Can you please explain what diversity and inclusion actually means in the workforce, and your view of why should it be so important ?
From an organisation’s perspective the importance sits with sustainability. This takes shape in a couple of ways:
- We’re an ageing population and people are in the workforce for longer. At some point, everyone will have a lived experience of disability and it’s important that we are inherently organised to open up experiences for all.
- It’s also important outwardly with your brand in the market, as much as it is inwardly in terms of effectiveness. It’s of increasing importance for organisations to value diversity and inclusion to even be considered an employer of choice, and in a world where more creativity is needed than ever, diversity of perspectives is essential.
Is Diversity and Inclusion becoming something that just gets paid lip service, how do you know when it’s being taken seriously vs someone is trying to fulfil quota’s?
There’s a difference between tokenism and authentic representation and incidental inclusion. I find there’s a fine line to dance to get to move along the spectrum without going too far in either direction, however the fact that people are even having the conversation is important.
Despite their rep, quotas do have a place. They’re good for collecting data and in the early stages of trying to create diversity. The overall hope is that we pass tokenism and we get to the point where people are inherently inclusive because they see the value and importance in creating environments that all people can equally interact with.
What do you think an audience with their professional hats on are able to take out of your story?
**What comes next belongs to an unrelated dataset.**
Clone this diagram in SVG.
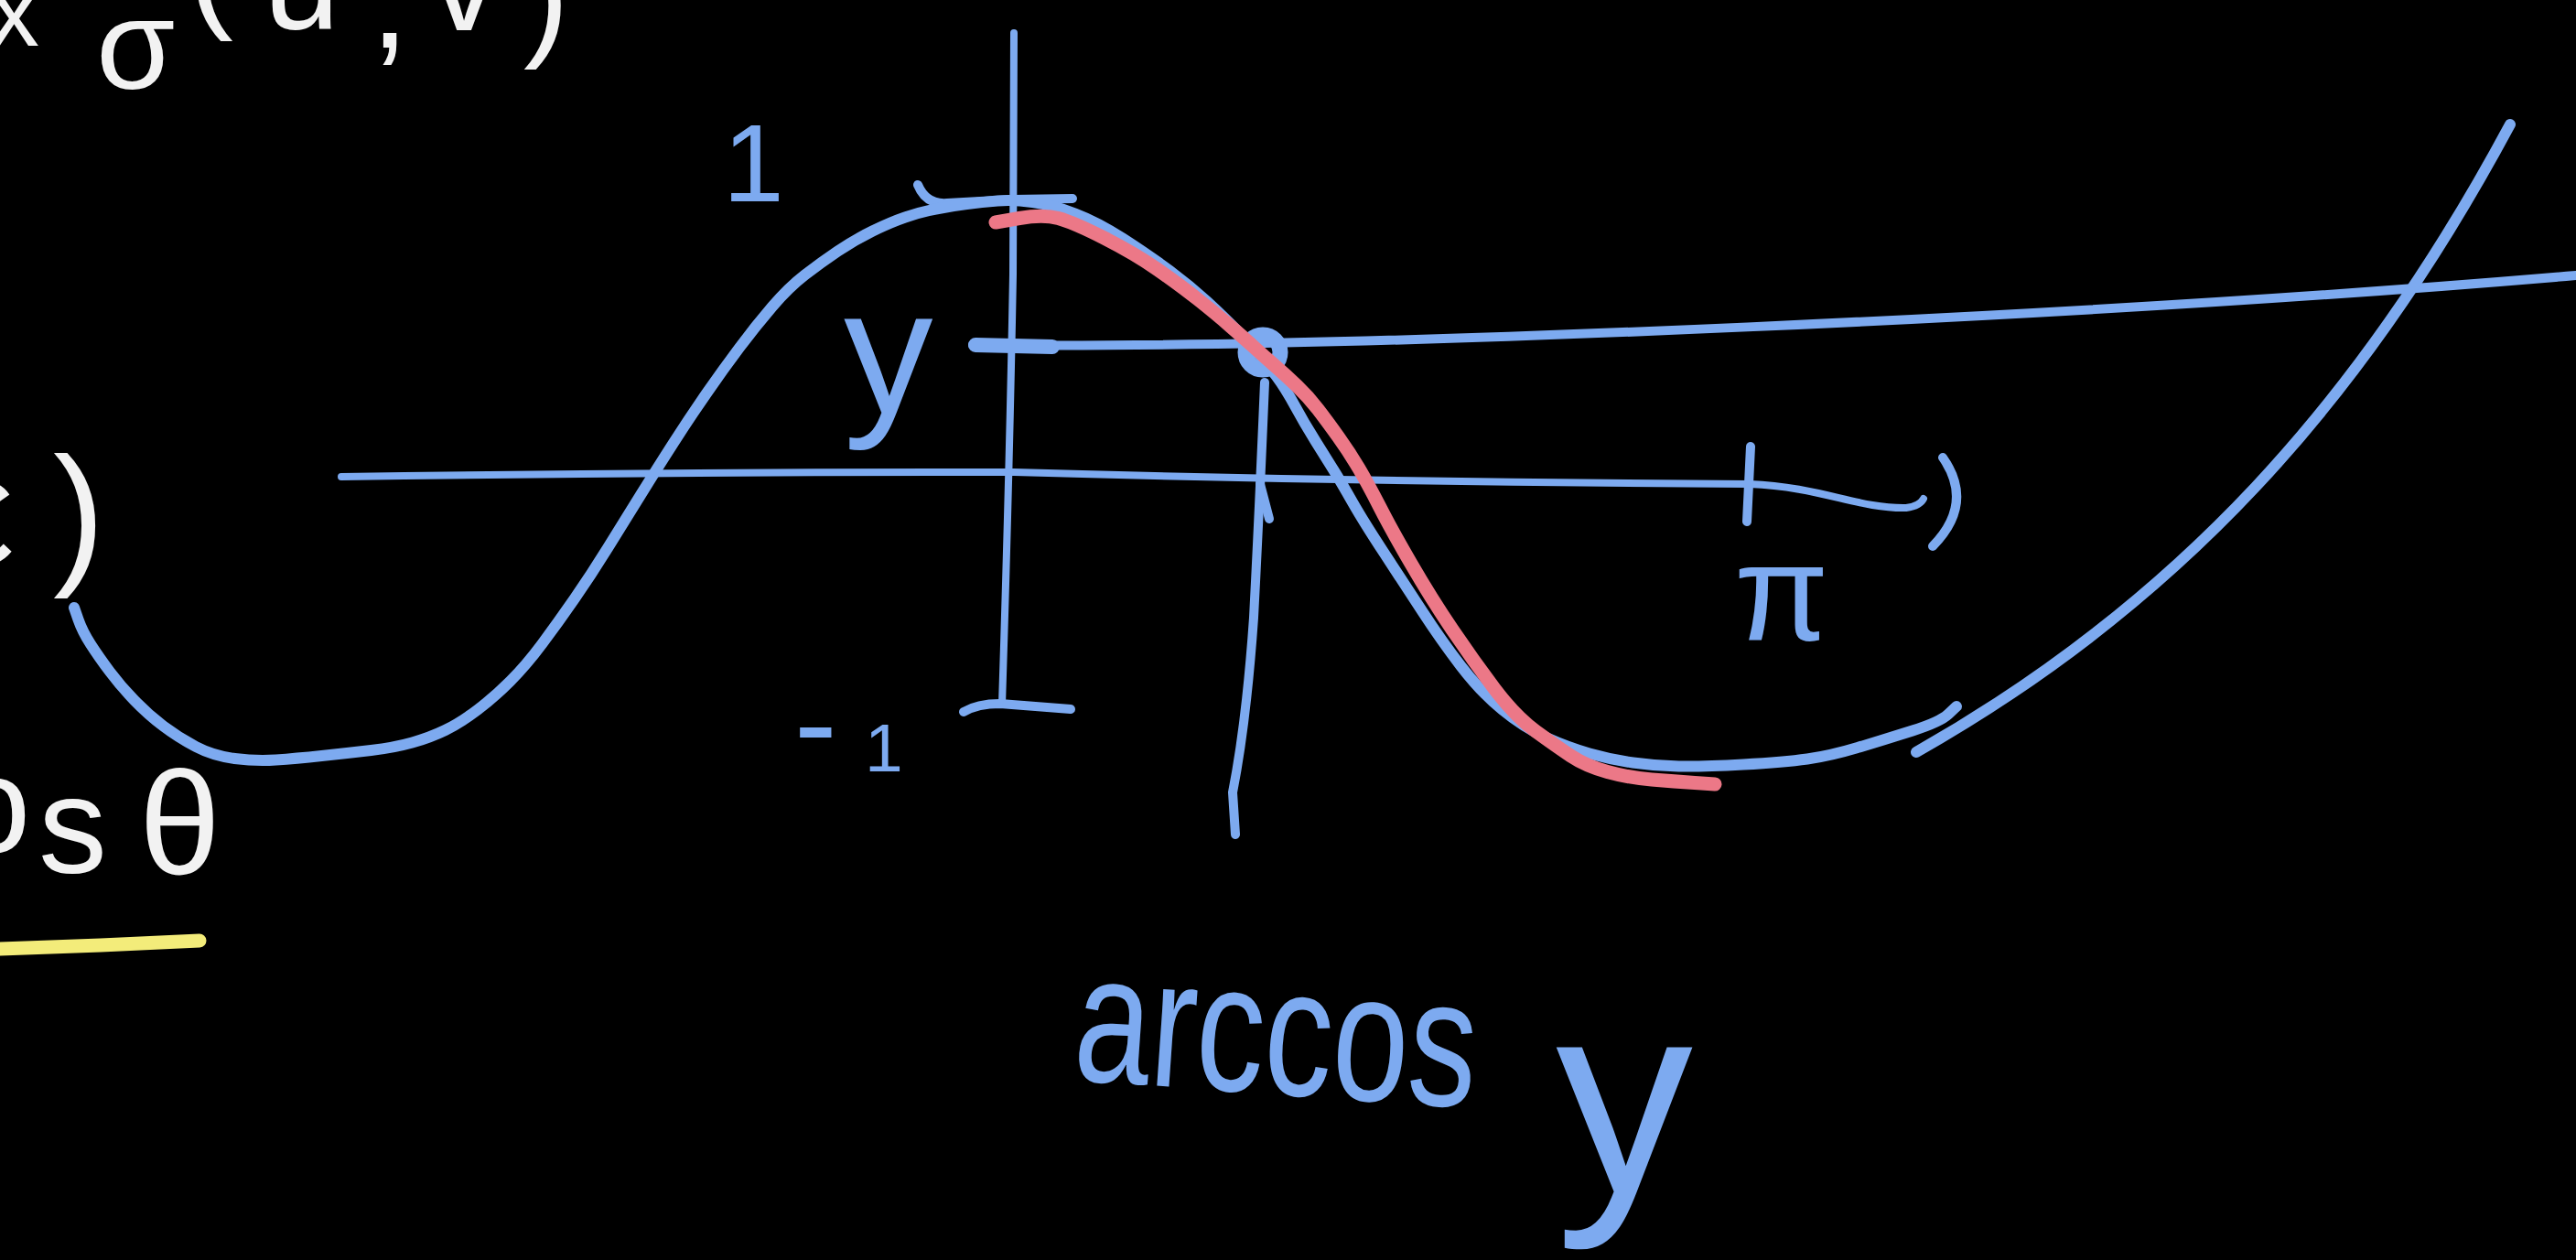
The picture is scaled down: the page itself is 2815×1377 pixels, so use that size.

What is it that you think is really valuable for them to understand?
My story is one of activism, I want to address the fact that we are all fundamentally human and by treating people in your organisation with this viewpoint you will empower everyone to feel like whole versions of themselves and they will subsequently be more productive and loyal to their employer.
What I want everyone to take away is an awareness of their own human experience. Disability is just a layer that we put on top of that.
By understanding this people can begin to open their minds to what’s required to give everyone equal opportunity to experience and contribute the options they, their organisations and their societies have available to them.